• **Given task**:
Take each line containing the word "matplotlib" and copy it.

# START OF Stored data

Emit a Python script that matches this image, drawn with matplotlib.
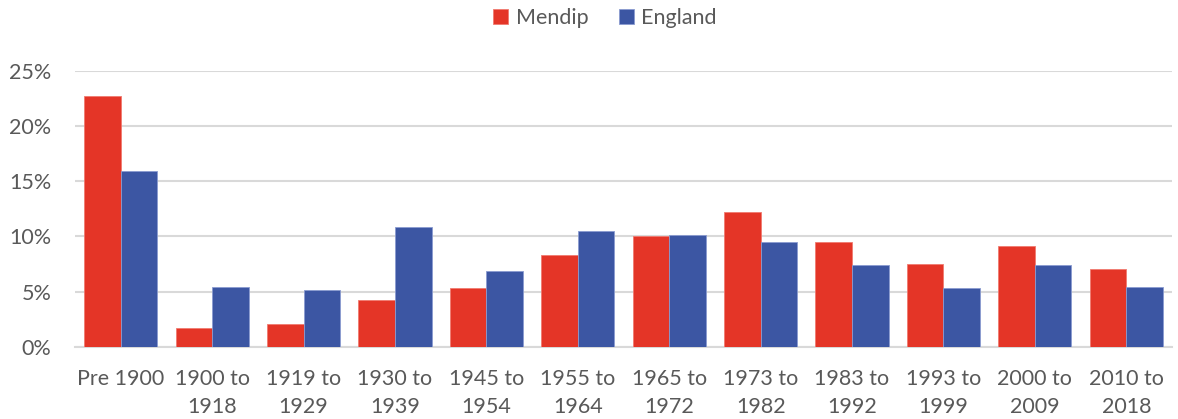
import matplotlib.pyplot as plt
import numpy as np
from matplotlib.ticker import PercentFormatter

categories = ["Pre 1900", "1900 to\n1918", "1919 to\n1929", "1930 to\n1939", "1945 to\n1954",
              "1955 to\n1964", "1965 to\n1972", "1973 to\n1982", "1983 to\n1992",
              "1993 to\n1999", "2000 to\n2009", "2010 to\n2018"]
mendip = [22.7, 1.75, 2.1, 4.25, 5.35, 8.3, 10.0, 12.2, 9.5, 7.5, 9.15, 7.1]
england = [15.95, 5.4, 5.15, 10.85, 6.9, 10.5, 10.1, 9.5, 7.4, 5.3, 7.4, 5.4]

plt.rcParams["font.family"] = ["Lato", "DejaVu Sans"]
grey = "#595959"

fig = plt.figure(figsize=(11.78, 4.19), dpi=100)
ax = fig.add_axes([75 / 1178, 1 - 347 / 419, (1172 - 75) / 1178, (347 - 70.7) / 419])

x = np.arange(len(categories))
w = 0.4
ax.bar(x - w / 2, mendip, w, color="#E43527", edgecolor="#F07A70", linewidth=0.6,
       label="Mendip", zorder=3)
ax.bar(x + w / 2, england, w, color="#3C56A3", edgecolor="#8A9BD0", linewidth=0.6,
       label="England", zorder=3)

ax.set_xlim(-0.5, len(categories) - 0.5)
ax.set_ylim(0, 25)
ax.set_yticks([0, 5, 10, 15, 20, 25])
ax.yaxis.set_major_formatter(PercentFormatter(decimals=0))
ax.grid(axis="y", color="#D9D9D9", linewidth=1.5, zorder=0)
for s in ["top", "right", "left"]:
    ax.spines[s].set_visible(False)
ax.spines["bottom"].set_color("#D9D9D9")
ax.spines["bottom"].set_linewidth(1.5)

ax.set_xticks(x)
ax.set_xticklabels(categories, linespacing=1.5)
ax.tick_params(axis="both", length=0, labelsize=15.5, colors=grey)
ax.tick_params(axis="x", pad=16)
ax.tick_params(axis="y", pad=17)

fig.legend(loc="center", bbox_to_anchor=(605 / 1178, 1 - 18 / 419), ncol=2, frameon=False,
           fontsize=15.5, labelcolor=grey, handlelength=0.7, handleheight=0.7,
           handletextpad=0.35, columnspacing=1.4)

fig.savefig("out.png", dpi=100)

# END OF Stored data

• **Result for this exercise**:
Emit a Python script that matches this image, drawn with matplotlib.
import matplotlib.pyplot as plt
from matplotlib.ticker import PercentFormatter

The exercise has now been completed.